A review by book_concierge
Bad Unicorn by Platte F. Clark

2.0

I am clearly NOT the target audience for this sci-fi fantasy adventure knock-off of Harry Potter.

There are two main domains: The Magrus (i.e. the place of magic) and the Techrus (the “technological” world … i.e. reality). In between these two worlds is the Mesoshire. At least I think that’s right. I frankly lost interest in keeping everything straight.

Anyway, there’s a book – the Codex of Infinite Knowability – that been lost to the ages, but middle-schooler Max Spencer finds it under his bed. He doesn’t know he has magical abilities, but he is a direct descendant of the author so is the only one who can read any of the material in the Codex.
Princess the Destroyer is a magic unicorn who is a spoiled brat intent on wreaking havoc everywhere. She’s got a toady wizard who helps her (or kowtows to her to avoid being destroyed). She wants the Codex so she can move freely between worlds.

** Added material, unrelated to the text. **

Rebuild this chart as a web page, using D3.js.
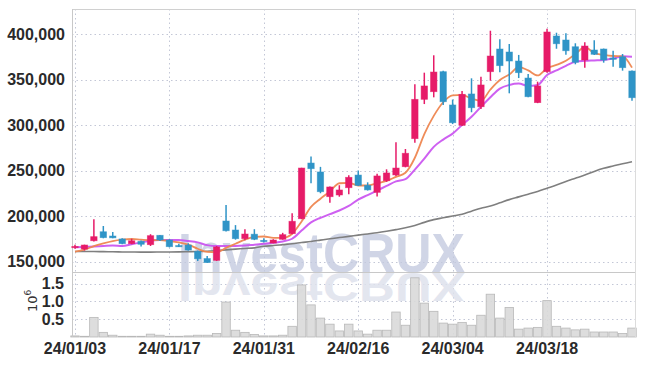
<!DOCTYPE html>
<html><head><meta charset="utf-8">
<script src="https://cdn.jsdelivr.net/npm/d3@7"></script>
<style>html,body{margin:0;padding:0;background:#fff;}svg{display:block;}</style>
</head><body>
<svg id="c" width="645" height="366"></svg>
<script>
const dates = ["24/01/03","24/01/04","24/01/05","24/01/08","24/01/09","24/01/10","24/01/11","24/01/12","24/01/15","24/01/16",
"24/01/17","24/01/18","24/01/19","24/01/22","24/01/23","24/01/24","24/01/25","24/01/26","24/01/29","24/01/30",
"24/01/31","24/02/01","24/02/02","24/02/05","24/02/06","24/02/07","24/02/08","24/02/13","24/02/14","24/02/15",
"24/02/16","24/02/19","24/02/20","24/02/21","24/02/22","24/02/23","24/02/26","24/02/27","24/02/28","24/02/29",
"24/03/04","24/03/05","24/03/06","24/03/07","24/03/08","24/03/11","24/03/12","24/03/13","24/03/14","24/03/15",
"24/03/18","24/03/19","24/03/20","24/03/21","24/03/22","24/03/25","24/03/26","24/03/27","24/03/28","24/03/29"];
const open  = [166000,163700,172800,182700,178000,174800,169600,172200,168500,178800,
173600,167500,168100,161000,153200,151300,194500,184600,175100,180000,
173200,170300,174400,180600,197000,258200,248400,221200,223100,231100,
245000,233700,226000,238800,245100,254200,285000,328200,336600,358600,
322000,299700,334100,320100,358600,383500,380200,370300,351600,324600,
358600,397800,393400,386000,371400,382400,383500,373600,375000,359300];
const high  = [168500,168500,196500,189000,182400,175500,175000,173000,180000,179000,
174500,169500,170000,162000,156000,167000,212000,190000,185500,185500,
175500,174500,181500,203000,253000,265500,254000,232500,233800,244800,
250000,237000,246500,251300,281000,273600,344700,357500,376600,359500,
328000,337400,351300,353100,403600,394200,389000,377000,356000,347600,
405800,401400,400700,389800,391000,393000,384000,381600,378000,360000];
const low   = [164000,162000,172000,175500,175500,169000,169000,166500,167000,172500,
165500,166000,162000,150500,148500,150500,183000,174000,173300,173500,
170800,170000,174000,180000,196500,236000,225000,214500,221200,224000,
233000,228000,221500,237500,244000,253500,280500,323000,330400,322000,
301000,299000,314000,317500,348700,357900,334800,351600,330500,324000,
357500,383800,377300,366700,363000,377000,368500,364000,359700,326700];
const close = [166500,168100,177300,176200,176000,169600,172800,168900,178400,173600,
166300,166800,162600,153000,148800,166000,183800,175100,180200,174400,
172600,173600,179500,194200,252700,252000,226700,231900,228600,242500,
233700,228700,244000,247300,252700,268900,328200,342900,358200,325600,
302500,333700,319000,344000,375800,365200,370300,357500,331100,342900,
402200,389300,381600,368900,386800,377700,371400,372200,363000,330000];
const ma5 = [160800,163000,167000,170000,172500,174000,174700,174000,173500,173500,
172500,171000,168500,164000,160500,160200,165000,169500,174000,177000,
177500,176000,176000,180500,194000,210000,219000,227000,236000,236500,
233500,233500,236000,238500,243000,247500,264000,290000,310000,325000,
332500,333000,329000,326500,339000,349500,355500,363500,360000,354500,
362500,366000,370500,378000,385500,379000,377000,375800,375500,363000];
const ma10 = [165600,166000,166500,167000,167500,167000,169000,171000,172900,173500,
173600,173600,172500,171000,168000,167000,167000,167000,167500,168500,
169500,170500,172000,175000,184000,193000,198000,202000,206000,211000,
218000,223000,228000,233000,238000,240500,251000,263000,276000,284000,
290500,300000,309000,320000,330500,340000,344000,345500,343000,344000,
355000,360000,365000,369500,370500,371000,371500,373000,375500,375000];
const ma60 = [161000,161000,161000,160800,160700,160500,160400,160300,160300,160400,
160500,160600,160800,161000,161300,162000,162800,163600,164300,165000,
166700,167500,168500,169500,170800,172000,173500,175000,176300,177600,
179000,180300,181600,183200,185000,187000,189500,193000,196000,198000,
200000,202000,205300,208500,211000,214500,218000,221000,224000,227000,
230500,234000,238000,241500,245000,249000,252400,255000,257500,259700];
const volume = [0.03,0.02,0.55,0.13,0.05,0.02,0.02,0.02,0.08,0.05,
0.02,0.02,0.03,0.05,0.05,0.10,0.98,0.19,0.13,0.07,
0.03,0.03,0.05,0.30,1.46,0.90,0.53,0.36,0.17,0.36,
0.17,0.08,0.19,0.19,0.70,0.33,1.66,0.95,0.72,0.39,
0.36,0.41,0.33,0.61,1.20,0.53,0.83,0.22,0.25,0.27,
1.02,0.30,0.25,0.20,0.22,0.14,0.14,0.14,0.10,0.25];
const priceTicks = [150000,200000,250000,300000,350000,400000];
const volTicks = [0.5,1.0,1.5];
const dateTickIdx = [0,10,20,30,40,50];

const svg = d3.select("#c");
const L = 72, R = 636, T = 9, MID = 272, B = 337;
const x = d3.scaleLinear().domain([0,59]).range([75,632]);
const y = d3.scaleLinear().domain([150000,400000]).range([261.5,34]);
const yv = d3.scaleLinear().domain([0,1.5]).range([B,283.5]);
const font = "'Liberation Sans Narrow','Liberation Sans',sans-serif";

// grid
const grid = svg.append("g").attr("stroke","#c3c7d6").attr("stroke-dasharray","1.5,3").attr("stroke-width",1);
priceTicks.forEach(p=>grid.append("line").attr("x1",L).attr("x2",R).attr("y1",Math.round(y(p))+0.5).attr("y2",Math.round(y(p))+0.5));
volTicks.forEach(v=>grid.append("line").attr("x1",L).attr("x2",R).attr("y1",Math.round(yv(v))+0.5).attr("y2",Math.round(yv(v))+0.5));
dateTickIdx.forEach(i=>grid.append("line").attr("x1",Math.round(x(i))+0.5).attr("x2",Math.round(x(i))+0.5).attr("y1",T).attr("y2",B));

// watermark
const defs = svg.append("defs");
const lg = defs.append("linearGradient").attr("id","fade").attr("gradientUnits","userSpaceOnUse")
  .attr("x1",0).attr("x2",0).attr("y1",272).attr("y2",302);
lg.append("stop").attr("offset","0%").attr("stop-color","#d5dae9").attr("stop-opacity",0.95);
lg.append("stop").attr("offset","100%").attr("stop-color","#eceef5").attr("stop-opacity",0.5);
const wm = svg.append("g");
wm.append("text").attr("x",178).attr("y",272).attr("font-family","'Liberation Sans',Arial,sans-serif").attr("font-weight","bold")
  .attr("font-size",56).attr("textLength",287).attr("lengthAdjust","spacingAndGlyphs").attr("fill","#c4cadf").attr("opacity",0.78).text("InvestCRUX");
wm.append("g").attr("transform","translate(0,273) scale(1,-0.72)")
  .append("text").attr("x",178).attr("y",0).attr("font-family","'Liberation Sans',Arial,sans-serif").attr("font-weight","bold")
  .attr("font-size",56).attr("textLength",287).attr("lengthAdjust","spacingAndGlyphs").attr("fill","#dfe2ed").attr("opacity",0.85).text("InvestCRUX");

// volume bars
const step = x(1)-x(0);
svg.append("g").selectAll("rect").data(volume).join("rect")
  .attr("x",(d,i)=>x(i)-step/2+0.5).attr("width",step-1)
  .attr("y",d=>yv(d)).attr("height",d=>B-yv(d))
  .attr("fill","#d9d9d9").attr("fill-opacity",0.9).attr("stroke","#b8b8b8").attr("stroke-width",0.8);

// borders
svg.append("line").attr("x1",L).attr("x2",R).attr("y1",T+0.5).attr("y2",T+0.5).attr("stroke","#d0d0d0");
svg.append("line").attr("x1",L).attr("x2",R).attr("y1",MID+0.5).attr("y2",MID+0.5).attr("stroke","#c8c8c8");
svg.append("line").attr("x1",L+0.5).attr("x2",L+0.5).attr("y1",T).attr("y2",B).attr("stroke","#c8c8c8");
svg.append("line").attr("x1",R-0.5).attr("x2",R-0.5).attr("y1",T).attr("y2",B).attr("stroke","#dcdcdc");

// MA lines
const line = arr => d3.line().x((d,i)=>x(i)).y(d=>y(d)).curve(d3.curveMonotoneX)(arr);
svg.append("path").attr("d",line(ma60)).attr("fill","none").attr("stroke","#7f7f7f").attr("stroke-width",1.6);
svg.append("path").attr("d",line(ma10)).attr("fill","none").attr("stroke","#c94fef").attr("stroke-width",2).attr("opacity",0.9);
svg.append("path").attr("d",line(ma5)).attr("fill","none").attr("stroke","#ee8650").attr("stroke-width",1.8).attr("opacity",0.95);

// candles
const up = "#e61b68", down = "#2f94c7";
const cg = svg.append("g");
dates.forEach((d,i)=>{
  const c = close[i] >= open[i] ? up : down;
  const g = cg.append("g");
  g.append("line").attr("x1",x(i)).attr("x2",x(i)).attr("y1",y(high[i])).attr("y2",y(low[i])).attr("stroke",c).attr("stroke-width",1.5);
  const top = y(Math.max(open[i],close[i])), bot = y(Math.min(open[i],close[i]));
  g.append("rect").attr("x",x(i)-3.2).attr("width",6.4).attr("y",top).attr("height",Math.max(1.2,bot-top))
    .attr("fill",c).attr("stroke",c).attr("stroke-opacity",0.6).attr("stroke-width",0.8);
});

// axis labels
const lab = svg.append("g").attr("font-family",font).attr("font-size",16).attr("font-weight","bold").attr("fill","#2a2a2a");
priceTicks.forEach(p=>lab.append("text").attr("x",65).attr("y",y(p)).attr("dy","0.35em").attr("text-anchor","end").text(d3.format(",")(p)));
volTicks.forEach(v=>lab.append("text").attr("x",64).attr("y",yv(v)).attr("dy","0.35em").attr("text-anchor","end").text(d3.format(".1f")(v)));
dateTickIdx.forEach(i=>lab.append("text").attr("x",x(i)).attr("y",354).attr("text-anchor","middle").text(dates[i]));
const pw = svg.append("text").attr("transform","translate(37,312) rotate(-90)").attr("font-family","'DejaVu Sans',sans-serif").attr("font-size",13).attr("fill","#333");
pw.append("tspan").text("10");
pw.append("tspan").attr("dy",-6).attr("font-size",9).text("6");
</script>
</body></html>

Max and his friends Sarah and Dirk, along with Dwight (a dwarf), and Glenn (a talking dagger) find themselves transported through time to a far future Techrus, where all humans are dead and the world is run by machines with rudimentary AI capabilities.

Anyway …. It took me two months to slog through this and I completed it only because of a challenge and I just refused to give up. There were a couple of things that redeemed it. I loved Sarah. She rises to the challenge every time. She’s strong, intelligent, a born leader and will never give up. Max also, eventually, rises to the challenge of being the leader.
I do admit that the last couple of chapters were pretty interesting with Max going up against Princess and her giant killing machines.

So, I can understand why some kids would find this entertaining, but I still thought it was pretty terrible. Clark spent way too much time trying to prove how clever he is rather than crafting a compelling and entertaining story.